O Conde tinha a seu serviço um menino de quinze anos chamado Johann Gottlieb Goldberg. Goldberg era o melhor aluno de Bach. Foi descrito como “um rapaz esquisito, melancólico e obstinado” que, ao tocar, “escolhia de propósito as peças mais difíceis”. Perfeito! Goldberg era enorme e suas mãos tinham grande abertura. O menino era uma lenda como intérprete e o esperto Conde logo o contratou para acompanhá-lo não somente em sua residência em Dresden como em suas viagens a São Petersburgo, Varsóvia e Postdam. (Esqueci de dizer que o Conde Keyserling era diplomata). Bach, sabendo o intérprete que teria, não facilitou em nada. As Variações Goldberg, apesar de nada agitadas, são, para gáudio do homenageado, dificílimas. Nelas, as dificuldades técnicas e a erudição estão curiosamente associadas ao lúdico, mas podemos inverter de várias formas a frase. Dará no mesmo.
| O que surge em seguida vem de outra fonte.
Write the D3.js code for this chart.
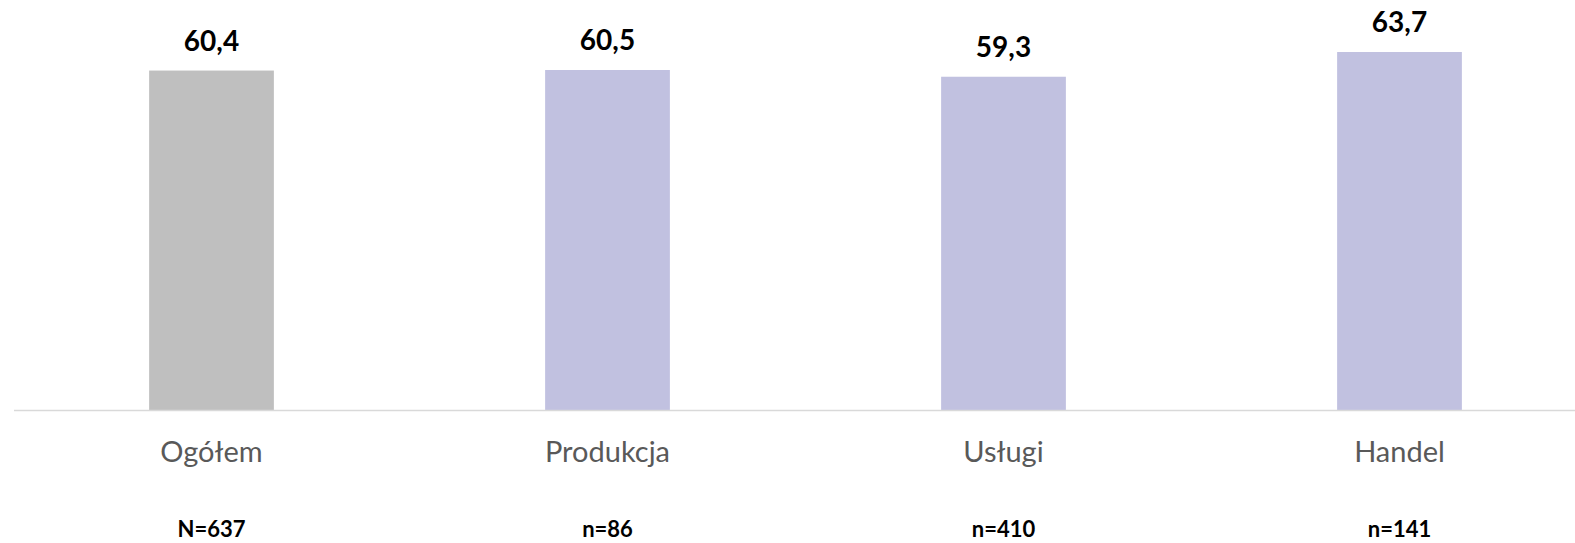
<!DOCTYPE html>
<html>
<head>
<meta charset="utf-8">
<script src="https://cdn.jsdelivr.net/npm/d3@7"></script>
<style>
  html, body { margin: 0; padding: 0; background: #fff; }
  svg { display: block; }
</style>
</head>
<body>
<svg width="1575" height="543"></svg>
<script>
const categories = ["Ogółem", "Produkcja", "Usługi", "Handel"];
const values = [60.4, 60.5, 59.3, 63.7];
const sampleLabels = ["N=637", "n=86", "n=410", "n=141"];
const barColors = ["#bfbfbf", "#c1c1e0", "#c1c1e0", "#c1c1e0"];

const svg = d3.select("svg");
const width = +svg.attr("width");
const height = +svg.attr("height");
const fontFamily = "Lato, 'Open Sans', sans-serif";

const baseY = 410;

const xScale = d3
  .scaleBand()
  .domain(categories)
  .range([13.5, 1597.5])
  .paddingInner(0.685)
  .paddingOuter(0.3425);

const yScale = d3.scaleLinear().domain([0, 70]).range([baseY, baseY - 70 * 5.62]);

// bars
svg
  .selectAll(".bar")
  .data(values)
  .enter()
  .append("rect")
  .attr("class", "bar")
  .attr("x", (d, i) => xScale(categories[i]))
  .attr("y", (d) => yScale(d))
  .attr("width", xScale.bandwidth())
  .attr("height", (d) => yScale(0) - yScale(d))
  .attr("fill", (d, i) => barColors[i]);

// baseline
svg
  .append("line")
  .attr("x1", 14)
  .attr("x2", width)
  .attr("y1", baseY + 0.5)
  .attr("y2", baseY + 0.5)
  .attr("stroke", "#d9d9d9")
  .attr("stroke-width", 1.5);

// value labels
svg
  .selectAll(".value")
  .data(values)
  .enter()
  .append("text")
  .attr("class", "value")
  .attr("x", (d, i) => xScale(categories[i]) + xScale.bandwidth() / 2)
  .attr("y", (d) => yScale(d) - 20)
  .attr("text-anchor", "middle")
  .attr("font-family", fontFamily)
  .attr("font-weight", "bold")
  .attr("font-size", 28)
  .attr("fill", "#000")
  .text((d) => String(d).replace(".", ","));

// category labels
svg
  .selectAll(".cat")
  .data(categories)
  .enter()
  .append("text")
  .attr("class", "cat")
  .attr("x", (d) => xScale(d) + xScale.bandwidth() / 2)
  .attr("y", 462)
  .attr("text-anchor", "middle")
  .attr("font-family", fontFamily)
  .attr("font-size", 29)
  .attr("fill", "#595959")
  .text((d) => d);

// sample size labels
svg
  .selectAll(".n")
  .data(sampleLabels)
  .enter()
  .append("text")
  .attr("class", "n")
  .attr("x", (d, i) => xScale(categories[i]) + xScale.bandwidth() / 2)
  .attr("y", 537)
  .attr("text-anchor", "middle")
  .attr("font-family", fontFamily)
  .attr("font-weight", "bold")
  .attr("font-size", 22)
  .attr("fill", "#000")
  .text((d) => d);
</script>
</body>
</html>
O nome da obra — Variações Goldberg, BWV 988 — é estranho, pois pela primeira vez o homenageado não é quem encomendou a obra, mas seu primeiro intérprete.
O princípio de quase toda obra de variações consiste em apresentar um tema e variá-lo. (Lembram que Elgar fez uma obra de variações sem apresentar o tema, chamando-a de Variações Enigma?). Assim, o ouvinte tem a impressão de estar ouvindo sempre algo que lhe é familiar e, ao mesmo tempo, novo. A escolha de Bach por esta forma mostrou-se adequada às pretensões do Conde. E a realização não poderia ser melhor, é uma das maiores obras disponibilizadas pela e para a humanidade pelo mais equipado dos seres humanos que habitou este planeta, J. S. Bach. O jogo criado pelo compositor irradia livre imaginação e enorme tranquilidade. A Teoria Geral das Belas-Artes, espécie de Bíblia artística goethiana de 1794, diz o seguinte sobre as Goldberg: “em cada variação, o elemento conhecido está associado, quase sem exceção, a um canto belo e fluido”. E está correto. Só esqueceu de dizer que tudo isso tinha propósito terapêutico.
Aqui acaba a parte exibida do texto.